Entry Game with Credible Commitment
- What are the subgames?
Entry Game with Credible Commitment
- What are the subgames?
- Subgame initiated by node I.1 (game itself)
- Subgame initiated by node E.1
- Subgame initiated by node E.2
- Subgame initiated by node I.2
- Subgame initiated by node I.3
Entry Game with Credible Commitment
- What are the strategies available to each player?
Entry Game with Credible Commitment
What are the strategies available to each player?

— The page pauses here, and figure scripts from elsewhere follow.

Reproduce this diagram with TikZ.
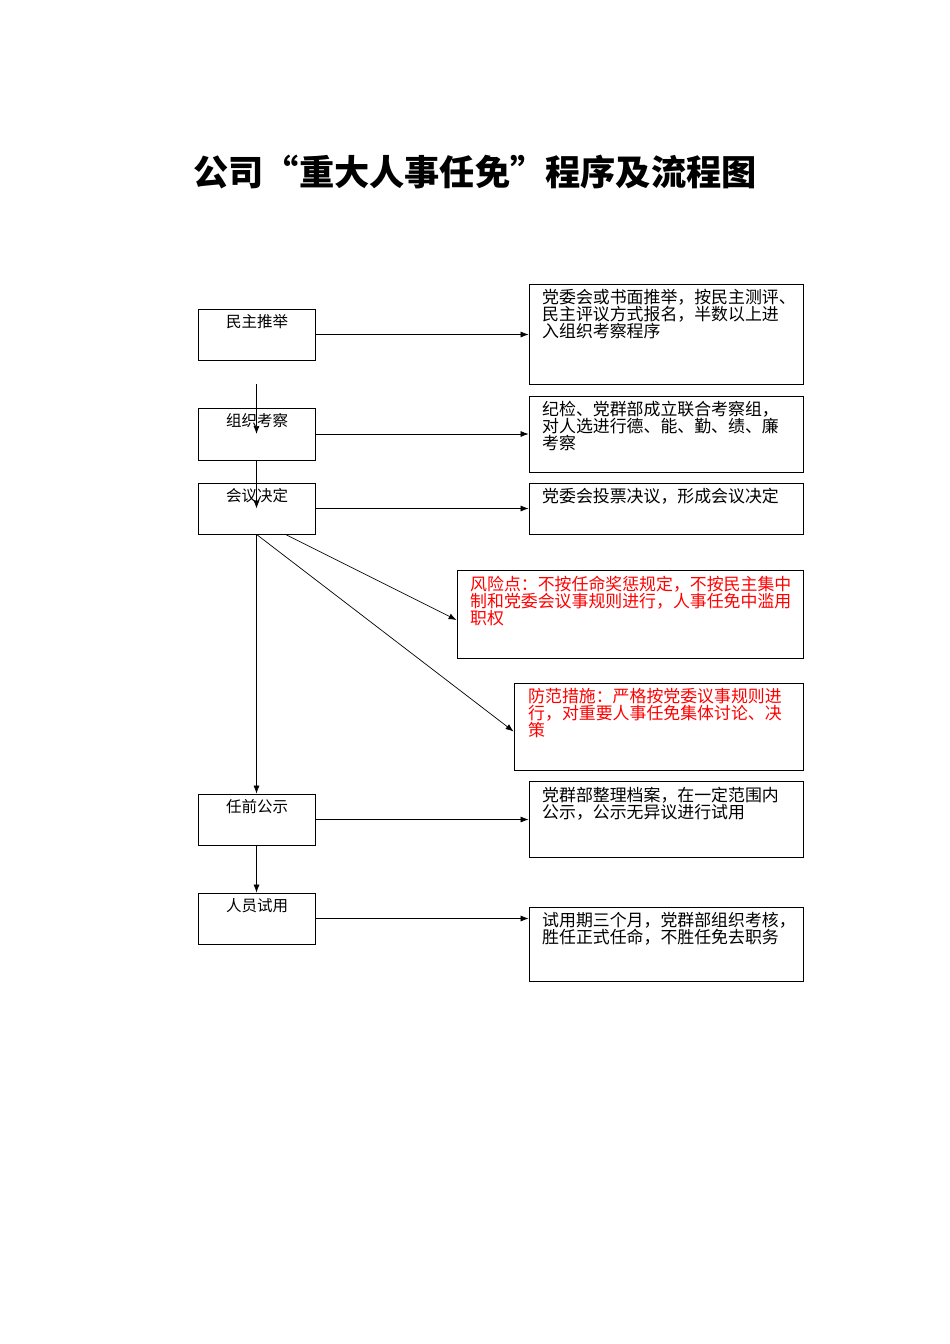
\documentclass[tikz,border=0pt]{standalone}
\usepackage{fontspec}
\setmainfont{Noto Sans CJK SC}
\usetikzlibrary{calc,arrows.meta}
\begin{document}
\begin{tikzpicture}[x=1pt,y=-1pt,
  box/.style={draw,line width=0.8pt,inner sep=0pt},
  txt/.style={anchor=north west,inner sep=0pt,align=left,font=\fontsize{16.9}{17}\selectfont},
  ltxt/.style={anchor=north,inner sep=0pt,font=\fontsize{15.5}{17}\selectfont},
  arr/.style={-{Latex[length=8pt,width=6pt]},line width=0.7pt}]
\useasboundingbox (0,0) rectangle (950,1344);
\node[font=\bfseries\fontsize{35.2}{40}\selectfont] (title) at (475,172) {公司“重大人事任免”程序及流程图};
% left boxes
\node[box,minimum width=117pt,minimum height=51pt] (a) at (256.5,334.5) {};
\node[box,minimum width=117pt,minimum height=52pt] (b) at (256.5,434) {};
\node[box,minimum width=117pt,minimum height=51pt] (c) at (256.5,508.5) {};
\node[box,minimum width=117pt,minimum height=51pt] (d) at (256.5,819.5) {};
\node[box,minimum width=117pt,minimum height=51pt] (e) at (256.5,918.5) {};
\node[ltxt] (ta) at (257,314) {民主推举};
\node[ltxt] (tb) at (257,413) {组织考察};
\node[ltxt] (tc) at (257,488) {会议决定};
\node[ltxt] (td) at (257,799) {任前公示};
\node[ltxt] (te) at (257,898) {人员试用};
% right boxes
\node[box,minimum width=274pt,minimum height=100pt] (r1) at (666,334) {};
\node[box,minimum width=274pt,minimum height=76pt] (r2) at (666,434) {};
\node[box,minimum width=274pt,minimum height=51pt] (r3) at (666,508.5) {};
\node[box,minimum width=346pt,minimum height=88pt] (rk) at (630,614) {};
\node[box,minimum width=289pt,minimum height=87pt] (ms) at (658.5,726.5) {};
\node[box,minimum width=274pt,minimum height=76pt] (r4) at (666,819) {};
\node[box,minimum width=274pt,minimum height=74pt] (r5) at (666,944) {};
\node[txt] (t1) at (542,289) {党委会或书面推举，按民主测评、\\民主评议方式报名，半数以上进\\入组织考察程序};
\node[txt] (t2) at (542,401) {纪检、党群部成立联合考察组，\\对人选进行德、能、勤、绩、廉\\考察};
\node[txt] (t3) at (542,488) {党委会投票决议，形成会议决定};
\node[txt,text=red] (tk) at (470,576) {风险点：不按任命奖惩规定，不按民主集中\\制和党委会议事规则进行，人事任免中滥用\\职权};
\node[txt,text=red] (tm) at (528,688) {防范措施：严格按党委议事规则进\\行，对重要人事任免集体讨论、决\\策};
\node[txt] (t4) at (542,787) {党群部整理档案，在一定范围内\\公示，公示无异议进行试用};
\node[txt] (t5) at (542,912) {试用期三个月，党群部组织考核，\\胜任正式任命，不胜任免去职务};
% arrows
\draw[arr] (a.east) -- (a.east -| r1.west);
\draw[arr] (b.east) -- (b.east -| r2.west);
\draw[arr] (c.east) -- (c.east -| r3.west);
\draw[arr] (d.east) -- (d.east -| r4.west);
\draw[arr] (e.east) -- (e.east -| r5.west);
\draw[arr] ([yshift=-24pt]a.south) -- (b.center);
\draw[arr] (b.south) -- (c.center);
\draw[arr] (c.south) -- (d.north);
\draw[arr] (d.south) -- (e.north);
\draw[arr] ([xshift=29pt]c.south) -- ([yshift=-6pt]rk.west);
\draw[arr] (c.south) -- ([yshift=-5pt]ms.west);
\end{tikzpicture}
\end{document}
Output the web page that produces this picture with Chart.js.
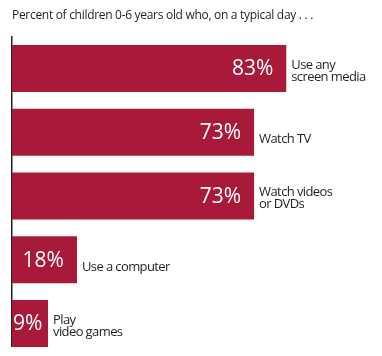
<!DOCTYPE html>
<html>
<head>
<meta charset="utf-8">
<script src="https://cdn.jsdelivr.net/npm/chart.js@4.4.1/dist/chart.umd.min.js"></script>
<style>
html,body{margin:0;padding:0;background:#ffffff;}
canvas{display:block;}
</style>
</head>
<body>
<canvas id="c" width="382" height="356"></canvas>
<script>
// ---- data ----
const titleText = 'Percent of children 0-6 years old who, on a typical day . . .';
const categories = [
  ['Use any', 'screen media'],
  ['Watch TV'],
  ['Watch videos', 'or DVDs'],
  ['Use a computer'],
  ['Play', 'video games']
];
const values = [83, 73, 73, 18, 9];
const valueLabels = ['83%', '73%', '73%', '18%', '9%'];

// ---- style ----
const FONT = '"Open Sans", "Noto Sans", sans-serif';
const BAR_COLOR = '#A8193A';
const TEXT_COLOR = '#231f20';
const AXIS_MIN = -2.18;

const spacingPlugin = {
  id: 'titleSpacing',
  beforeDraw(chart) { chart.ctx.letterSpacing = '-0.3px'; },
  beforeDatasetsDraw(chart) { chart.ctx.letterSpacing = '0px'; }
};

const axisLinePlugin = {
  id: 'axisLine',
  beforeDatasetsDraw(chart) {
    const ctx = chart.ctx;
    const meta = chart.getDatasetMeta(0);
    const last = meta.data[meta.data.length - 1];
    const bottom = last.y + last.height / 2;
    ctx.save();
    ctx.strokeStyle = TEXT_COLOR;
    ctx.lineWidth = 1.5;
    ctx.beginPath();
    ctx.moveTo(chart.chartArea.left - 0.25, chart.chartArea.top - 0.6);
    ctx.lineTo(chart.chartArea.left - 0.25, bottom);
    ctx.stroke();
    ctx.restore();
  }
};

const labelPlugin = {
  id: 'barLabels',
  afterDatasetsDraw(chart) {
    const ctx = chart.ctx;
    const meta = chart.getDatasetMeta(0);
    ctx.save();
    meta.data.forEach((el, i) => {
      // value inside bar
      ctx.letterSpacing = '0px';
      ctx.font = '21px ' + FONT;
      ctx.fillStyle = '#ffffff';
      ctx.textAlign = 'right';
      ctx.textBaseline = 'middle';
      const tw = ctx.measureText(valueLabels[i]).width;
      const xr = Math.max(el.x - 13, chart.chartArea.left + 1 + tw);
      ctx.fillText(valueLabels[i], xr, el.y + 1);
      // category label to the right
      const lines = categories[i];
      ctx.letterSpacing = '-0.6px';
      ctx.font = '13px ' + FONT;
      ctx.fillStyle = TEXT_COLOR;
      ctx.textAlign = 'left';
      ctx.textBaseline = 'alphabetic';
      const first = el.y + 10.8 - (lines.length - 1) * 10.3;
      lines.forEach((ln, k) => {
        ctx.fillText(ln, el.x + 5, first + k * 12);
      });
    });
    ctx.restore();
  }
};

new Chart(document.getElementById('c'), {
  type: 'bar',
  data: {
    labels: categories,
    datasets: [{
      data: values,
      base: AXIS_MIN,
      backgroundColor: BAR_COLOR,
      borderWidth: 0,
      barPercentage: 0.737,
      categoryPercentage: 1
    }]
  },
  options: {
    indexAxis: 'y',
    responsive: false,
    animation: false,
    devicePixelRatio: 1,
    layout: { padding: { left: 12, right: 41, top: 0, bottom: 0.65 } },
    scales: {
      x: { display: false, min: AXIS_MIN, max: 100 },
      y: { display: false }
    },
    plugins: {
      legend: { display: false },
      tooltip: { enabled: false },
      title: {
        display: true,
        text: titleText,
        align: 'start',
        color: TEXT_COLOR,
        font: { family: FONT, size: 12, weight: 'normal' },
        padding: { top: 8.3, bottom: 13.9 }
      }
    }
  },
  plugins: [spacingPlugin, axisLinePlugin, labelPlugin]
});
</script>
</body>
</html>
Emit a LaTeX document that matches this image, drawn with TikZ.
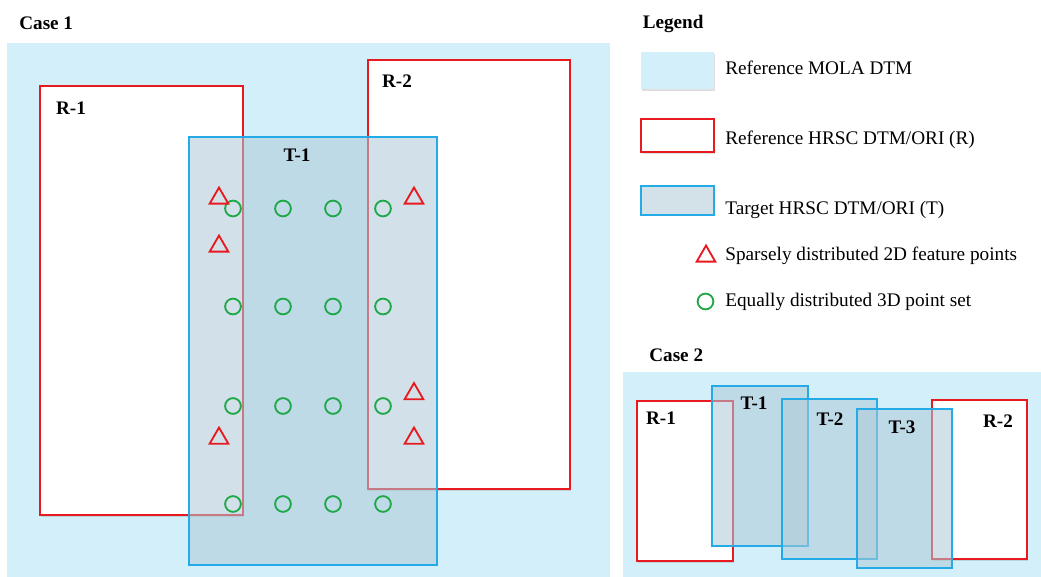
\documentclass[tikz,border=0pt]{standalone}
\usepackage{fontspec}
\setmainfont{Liberation Serif}
\usetikzlibrary{shapes.geometric, shadows}

\definecolor{molablue}{RGB}{210,239,250}
\definecolor{hrscred}{RGB}{232,26,32}
\definecolor{hrscblue}{RGB}{36,170,230}
\definecolor{tfill}{RGB}{174,202,215}
\definecolor{ptgreen}{RGB}{30,168,72}

\tikzset{
	boxshadow/.style={drop shadow={shadow xshift=0.5pt, shadow yshift=-1pt, opacity=0.25}},
	rbox/.style={draw=hrscred, line width=1.1pt, fill=white},
	tbox/.style={draw=hrscblue, line width=1.1pt, fill=tfill, fill opacity=0.55},
	lbl/.style={font=\bfseries\fontsize{10.9}{13}\selectfont, inner sep=0pt},
	txt/.style={font=\fontsize{10.95}{13}\selectfont, anchor=base west, inner sep=0pt},
	pt3d/.style={circle, draw=ptgreen, line width=1.05pt, minimum size=3.15mm, inner sep=0pt},
	feat/.style={regular polygon, regular polygon sides=3, draw=hrscred, line width=1.05pt, minimum size=4.3mm, inner sep=0pt},
}

\begin{document}
\begin{tikzpicture}[x=0.02cm, y=-0.02cm]
	\useasboundingbox (0,0) rectangle (1041,577);
	
	% Case 1
	\begin{scope}
		\node[lbl, anchor=base west] (case1) at (19,29.5) {Case 1};
		\fill[molablue] (7,43) rectangle (610,577);
		
		% Reference and target tiles
		\draw[rbox, boxshadow] (40,86) rectangle (243,515);
		\draw[rbox, boxshadow] (368,60) rectangle (570,489);
		\draw[tbox] (189,137) rectangle (437,565);
		\node[lbl] (c1r1) at (71,108) {R-1};
		\node[lbl] (c1r2) at (397,81) {R-2};
		\node[lbl] (c1t1) at (297,155) {T-1};
		
		% 3D point set on a regular grid
		\foreach \cx [count=\i] in {233,283,333,383}
			\foreach \cy [count=\j] in {208.5,306.5,406,504}
				\node[pt3d] (p-\i-\j) at (\cx,\cy) {};
		
		% 2D feature points in the overlaps
		\node[feat] (f1) at (219,198.3) {};
		\node[feat] (f2) at (219,246.3) {};
		\node[feat] (f3) at (219,438.3) {};
		\node[feat] (f4) at (414,198.3) {};
		\node[feat] (f5) at (414,393.8) {};
		\node[feat] (f6) at (414,438.3) {};
	\end{scope}
	
	% Legend
	\begin{scope}
		\node[lbl, anchor=base west] (legend) at (642.5,29) {Legend};
		\fill[molablue, boxshadow] (641,52) rectangle (714,89);
		\draw[rbox, boxshadow] (641,119) rectangle (714,152);
		\draw[tbox] (641,186) rectangle (714,215);
		\node[feat] (lgtri) at (706,256.3) {};
		\node[pt3d] (lgcirc) at (705.5,301.5) {};
		\node[txt] (lgmola) at (725,75) {Reference MOLA DTM};
		\node[txt] (lgref) at (725,144.5) {Reference HRSC DTM/ORI (R)};
		\node[txt] (lgtgt) at (725,214.5) {Target HRSC DTM/ORI (T)};
		\node[txt] (lgfeat) at (725,261) {Sparsely distributed 2D feature points};
		\node[txt] (lgpts) at (725,307) {Equally distributed 3D point set};
	\end{scope}
	
	% Case 2
	\begin{scope}
		\node[lbl, anchor=base west] (case2) at (649,361.5) {Case 2};
		\fill[molablue] (623,372) rectangle (1041,577);
		
		\draw[rbox, boxshadow] (637,401) rectangle (733,561);
		\draw[rbox, boxshadow] (932,400) rectangle (1027,559);
		\draw[tbox] (712,386) rectangle (808,546);
		\draw[tbox] (782,399) rectangle (877,559);
		\draw[tbox] (857,409) rectangle (952,568);
		\node[lbl] (c2r1) at (661,418) {R-1};
		\node[lbl] (c2r2) at (998,421) {R-2};
		\node[lbl] (c2t1) at (754,403) {T-1};
		\node[lbl] (c2t2) at (830,419) {T-2};
		\node[lbl] (c2t3) at (902,427) {T-3};
	\end{scope}
\end{tikzpicture}
\end{document}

Entrant, choosing at nodes (E.1, E.2)
- (Stay Out, Stay Out)
- (Stay Out, Enter)
- (Enter, Stay Out)
- (Enter, Enter)
Entry Game with Credible Commitment
What are the strategies available to each player?
Incumbent, choosing at nodes (I.1, I.2, I.3)
- (Invest, Accommodate, Accommodate)
- (Invest, Accommodate, Fight)
- (Invest, Fight, Accommodate)
- (Invest, Fight, Fight)
- (Don't, Accommodate, Accommodate)
- (Don't, Accommodate, Fight)
- (Don't, Fight, Accommodate)
- (Don't, Fight, Fight)
Entry Game with Credible Commitment
We can use backwards induction to find the outcome of the game
Start with best response of Incumbent at I.2 and I.3...then best response of Entrant at E.1 and E.2...then Incumbent at I.1
Entry Game with Credible Commitment
- Define the outcome in terms of their strategies:
{ (Invest, Fight, Accommodate), (Stay Out, Enter) }
The equilibrium path of play is Invest, then Stay Out
Note via backward induction, we've shown the optimal response by each player at each decision node
Entry Game with Credible Commitment
{ (Invest, Fight, Accommodate), (Stay Out, Enter) }
SPNE: this set of strategies induces a Nash equilibrium in every subgame
- Each player optimally responding to every contigency
With commitment, it is credible for Incumbent to threaten to Fight if Entrant decides to Enter!
Entry Game with Credible Commitment
{ (Invest, Fight, Accommodate), (Stay Out, Enter) }
Note we could look at the set of strategies in normal form
Using best response, there are many Nash Equilibria (boldened)!
- But only the one we mentioned is subgame perfect!